Why it doesn’t work: Did Ben win an award? Did Ben close a sale? Did Ben get promoted? Leaving your coworker confused isn’t the only repercussion of this vague recognition. Be specific in your recognitions to drive repeat positive behaviors that get your business results.
Make it work: “Good job on your presentation at the meeting today, Ben. It was articulate, concise, and provided great insight to our Board members.”
2. “Thank you for submitting your proposal last month.”
Why it doesn’t work: Last month? Last month! Sure, you can’t be expected to read every proposal the instant it’s submitted, but timely feedback is crucial to employee engagement. Try and align your feedback with the present moment to make employees’ contributions feel valued in real time.
Make it work: “Thank you for submitting your proposal last month. I finished reading through the entire document today, and I am excited to speak with you further about this idea.”

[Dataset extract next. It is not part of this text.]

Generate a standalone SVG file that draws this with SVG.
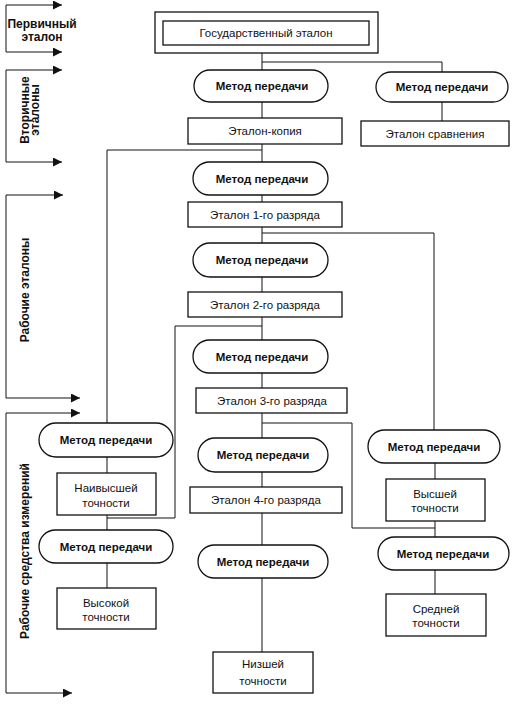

3. “Thanks for your help.”
Why it doesn’t work: Ok, wait a second. Do you think in a few weeks from now your employee will have any recollection of what this thanks was for? An effective recognition is a meaningful recognition. Provide the employee with details about how their actions met or exceeded expectations.
Make it work: “Thanks for your help today, Megan. Not only did we hit our deadline, but your positive attitude also made the workload manageable.”
4. “The meeting today was good, thank you for hosting.”
Why it doesn’t work: Yes, this recognition is specific, timely, and meaningful, but the impact can be maximized by aligning it to your company’s core values. By referencing your values in recognition, employees feel like they are working toward something greater than themselves.
Make it work: “Good leadership skills were displayed today, Mike. I respect how you brought the team together in a meeting to create better alignment.”
5. “Jen, Katie, Mark, Dave, Michelle, Vanessa, Andrew, Sarah, Matt, Alex, and Heather: Excellent job hitting your sales targets.”
Why it doesn’t work: Recognizing too many people for one thing discounts individual accomplishments. Perhaps many people were involved in one achievement; in this case, if you give out one recognition, ensure that you specify everyone’s personal contributions.
Make it work: “Jen, Katie, Mark, Dave, Michelle, Vanessa, Andrew, Sarah, Matt, Alex, and Heather: Excellent job hitting your sales targets. Everyone reached an outstanding personal achievement and I look forward to discussing this with each of you further in our one-on-ones.”